Leaving out every picture, quote the data below exactly as it appears.

— start —

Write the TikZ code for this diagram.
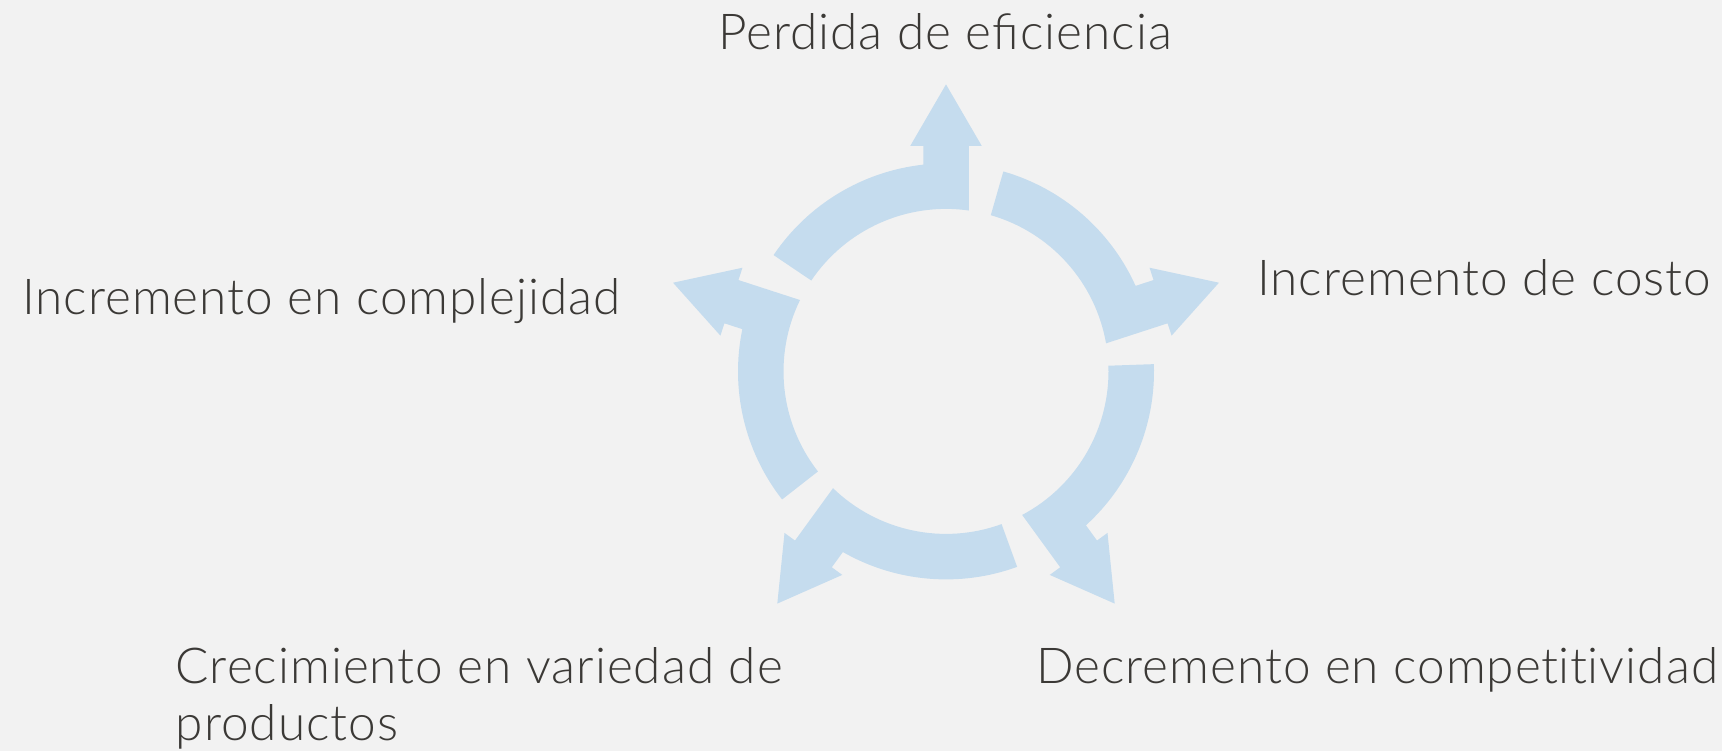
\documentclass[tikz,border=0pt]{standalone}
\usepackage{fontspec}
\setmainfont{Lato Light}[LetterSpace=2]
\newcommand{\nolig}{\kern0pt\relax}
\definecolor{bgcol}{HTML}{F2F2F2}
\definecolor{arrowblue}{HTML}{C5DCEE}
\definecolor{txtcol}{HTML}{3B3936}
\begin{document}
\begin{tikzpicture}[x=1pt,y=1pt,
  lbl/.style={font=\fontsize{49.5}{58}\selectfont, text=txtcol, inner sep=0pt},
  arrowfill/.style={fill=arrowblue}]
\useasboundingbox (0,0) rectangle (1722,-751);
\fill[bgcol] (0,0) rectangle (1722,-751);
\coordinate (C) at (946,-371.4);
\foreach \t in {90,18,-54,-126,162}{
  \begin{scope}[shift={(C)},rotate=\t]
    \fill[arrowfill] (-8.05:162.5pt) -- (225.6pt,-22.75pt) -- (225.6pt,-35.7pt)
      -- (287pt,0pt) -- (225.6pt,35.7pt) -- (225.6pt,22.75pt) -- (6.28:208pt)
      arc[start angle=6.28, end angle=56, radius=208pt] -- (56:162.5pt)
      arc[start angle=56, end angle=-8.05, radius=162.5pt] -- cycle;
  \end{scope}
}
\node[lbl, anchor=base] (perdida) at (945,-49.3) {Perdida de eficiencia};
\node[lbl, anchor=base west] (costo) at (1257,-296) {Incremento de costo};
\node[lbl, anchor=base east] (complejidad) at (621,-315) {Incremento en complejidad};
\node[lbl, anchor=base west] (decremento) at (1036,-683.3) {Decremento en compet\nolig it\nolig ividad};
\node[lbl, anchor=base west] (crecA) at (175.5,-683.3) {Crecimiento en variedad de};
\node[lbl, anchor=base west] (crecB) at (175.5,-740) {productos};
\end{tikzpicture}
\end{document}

— end —

Final result:
Write the TikZ code for this diagram.
\documentclass[tikz,border=0pt]{standalone}
\usepackage{fontspec}
\setmainfont{Lato Light}[LetterSpace=2]
\newcommand{\nolig}{\kern0pt\relax}
\definecolor{bgcol}{HTML}{F2F2F2}
\definecolor{arrowblue}{HTML}{C5DCEE}
\definecolor{txtcol}{HTML}{3B3936}
\begin{document}
\begin{tikzpicture}[x=1pt,y=1pt,
  lbl/.style={font=\fontsize{49.5}{58}\selectfont, text=txtcol, inner sep=0pt},
  arrowfill/.style={fill=arrowblue}]
\useasboundingbox (0,0) rectangle (1722,-751);
\fill[bgcol] (0,0) rectangle (1722,-751);
\coordinate (C) at (946,-371.4);
\foreach \t in {90,18,-54,-126,162}{
  \begin{scope}[shift={(C)},rotate=\t]
    \fill[arrowfill] (-8.05:162.5pt) -- (225.6pt,-22.75pt) -- (225.6pt,-35.7pt)
      -- (287pt,0pt) -- (225.6pt,35.7pt) -- (225.6pt,22.75pt) -- (6.28:208pt)
      arc[start angle=6.28, end angle=56, radius=208pt] -- (56:162.5pt)
      arc[start angle=56, end angle=-8.05, radius=162.5pt] -- cycle;
  \end{scope}
}
\node[lbl, anchor=base] (perdida) at (945,-49.3) {Perdida de eficiencia};
\node[lbl, anchor=base west] (costo) at (1257,-296) {Incremento de costo};
\node[lbl, anchor=base east] (complejidad) at (621,-315) {Incremento en complejidad};
\node[lbl, anchor=base west] (decremento) at (1036,-683.3) {Decremento en compet\nolig it\nolig ividad};
\node[lbl, anchor=base west] (crecA) at (175.5,-683.3) {Crecimiento en variedad de};
\node[lbl, anchor=base west] (crecB) at (175.5,-740) {productos};
\end{tikzpicture}
\end{document}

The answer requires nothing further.